Photovoltaic (PV) technology has been continuously evolving with increasing efficiency, and the recent introduction of back contact architectures with ultra-high efficiency cells and the expected shift to tandem applications have led to continuous changes in the optimization of each process in industrial environments. However, conventional trial-and-error approaches to process optimization are time-consuming and cost-intensive, making them impractical for modern manufacturing. As an alternative, this paper proposes a machine-learning-based model for predicting sheet resistance in phosphorus oxychloride (POCl₃) doping processes. Among the models evaluated, the gradient boosting model exhibited the highest predictive accuracy, achieving an R² value of 0.955, root-mean-square error of 9.43 Ω/sq, and mean absolute percentage error of 4.60 %. In addition, feature importance analysis and SHapley Additive exPlanations (SHAP) were employed to interpret the model, confirming that the predictions aligned well with the underlying physical mechanisms.

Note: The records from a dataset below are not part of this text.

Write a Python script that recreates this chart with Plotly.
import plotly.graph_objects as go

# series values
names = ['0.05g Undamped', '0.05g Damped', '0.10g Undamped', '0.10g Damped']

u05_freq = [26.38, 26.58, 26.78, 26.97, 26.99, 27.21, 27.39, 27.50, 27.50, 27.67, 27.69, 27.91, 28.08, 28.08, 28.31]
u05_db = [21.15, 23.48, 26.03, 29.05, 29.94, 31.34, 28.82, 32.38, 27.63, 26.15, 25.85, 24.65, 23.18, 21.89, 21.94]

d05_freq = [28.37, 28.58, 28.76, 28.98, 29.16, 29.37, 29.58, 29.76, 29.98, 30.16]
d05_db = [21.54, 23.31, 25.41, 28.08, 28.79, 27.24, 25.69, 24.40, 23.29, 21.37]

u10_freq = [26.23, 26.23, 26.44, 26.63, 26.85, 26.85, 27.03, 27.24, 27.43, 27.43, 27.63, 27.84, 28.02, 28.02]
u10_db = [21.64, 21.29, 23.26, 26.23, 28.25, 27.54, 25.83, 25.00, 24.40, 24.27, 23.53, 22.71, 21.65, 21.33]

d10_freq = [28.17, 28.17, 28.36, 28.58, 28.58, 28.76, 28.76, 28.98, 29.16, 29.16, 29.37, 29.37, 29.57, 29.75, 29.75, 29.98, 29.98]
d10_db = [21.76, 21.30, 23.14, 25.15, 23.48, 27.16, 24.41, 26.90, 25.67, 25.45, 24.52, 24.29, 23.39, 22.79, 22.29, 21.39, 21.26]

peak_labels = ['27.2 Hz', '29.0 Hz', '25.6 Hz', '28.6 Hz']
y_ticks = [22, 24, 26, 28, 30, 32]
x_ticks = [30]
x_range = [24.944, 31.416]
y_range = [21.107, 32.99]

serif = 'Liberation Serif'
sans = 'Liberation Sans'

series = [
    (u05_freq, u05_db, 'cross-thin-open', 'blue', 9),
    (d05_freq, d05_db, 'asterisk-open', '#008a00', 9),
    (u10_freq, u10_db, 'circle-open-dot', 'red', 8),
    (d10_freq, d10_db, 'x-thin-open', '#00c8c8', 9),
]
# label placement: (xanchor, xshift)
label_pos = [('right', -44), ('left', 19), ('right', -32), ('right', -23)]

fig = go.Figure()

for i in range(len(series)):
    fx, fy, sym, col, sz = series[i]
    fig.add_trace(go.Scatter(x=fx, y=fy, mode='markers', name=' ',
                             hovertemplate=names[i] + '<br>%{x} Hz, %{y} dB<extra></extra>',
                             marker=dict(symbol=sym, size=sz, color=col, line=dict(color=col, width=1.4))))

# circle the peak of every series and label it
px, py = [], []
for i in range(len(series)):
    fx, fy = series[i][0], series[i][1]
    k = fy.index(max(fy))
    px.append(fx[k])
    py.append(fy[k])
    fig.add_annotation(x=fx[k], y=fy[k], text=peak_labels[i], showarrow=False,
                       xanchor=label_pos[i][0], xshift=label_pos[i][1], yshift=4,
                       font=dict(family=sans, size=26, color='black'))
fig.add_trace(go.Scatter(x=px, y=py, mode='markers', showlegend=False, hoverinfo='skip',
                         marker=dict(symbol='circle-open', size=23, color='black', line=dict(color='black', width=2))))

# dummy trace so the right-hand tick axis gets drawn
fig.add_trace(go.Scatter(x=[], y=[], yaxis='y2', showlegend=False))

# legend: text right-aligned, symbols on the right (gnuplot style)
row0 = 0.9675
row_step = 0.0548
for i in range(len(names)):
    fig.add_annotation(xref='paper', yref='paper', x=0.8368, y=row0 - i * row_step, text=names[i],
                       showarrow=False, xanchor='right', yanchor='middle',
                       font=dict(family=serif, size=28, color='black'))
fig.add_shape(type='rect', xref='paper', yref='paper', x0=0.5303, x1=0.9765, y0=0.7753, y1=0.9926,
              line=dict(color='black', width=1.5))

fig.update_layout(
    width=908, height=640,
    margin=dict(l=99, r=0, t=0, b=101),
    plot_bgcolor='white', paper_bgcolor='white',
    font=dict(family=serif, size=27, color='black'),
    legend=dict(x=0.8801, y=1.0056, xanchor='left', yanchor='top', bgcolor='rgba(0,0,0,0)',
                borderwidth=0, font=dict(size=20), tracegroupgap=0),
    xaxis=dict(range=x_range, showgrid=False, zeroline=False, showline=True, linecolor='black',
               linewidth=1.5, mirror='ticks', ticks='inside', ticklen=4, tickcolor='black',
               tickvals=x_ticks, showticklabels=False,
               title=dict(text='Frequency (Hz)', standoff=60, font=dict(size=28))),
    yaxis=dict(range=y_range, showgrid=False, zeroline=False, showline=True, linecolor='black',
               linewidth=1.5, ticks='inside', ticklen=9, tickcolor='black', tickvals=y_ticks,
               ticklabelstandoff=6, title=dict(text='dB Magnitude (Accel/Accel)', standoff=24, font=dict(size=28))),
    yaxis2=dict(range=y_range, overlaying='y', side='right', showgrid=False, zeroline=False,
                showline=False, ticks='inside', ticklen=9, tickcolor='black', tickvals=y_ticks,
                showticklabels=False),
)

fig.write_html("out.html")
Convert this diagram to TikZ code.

This result suggests that data-driven machine-learning models can provide process insights grounded in theoretical and physical principles. Using Bayesian optimization, we were able to quickly obtain a process recipe with an absolute deviation of only 0.1 Ω/sq to 150 Ω/sq, which enabled faster and more accurate optimization when applied. The proposed methodology can facilitate the development of smart factory systems in PV manufacturing and can be extended to broader applications in semiconductor and thin-film processing.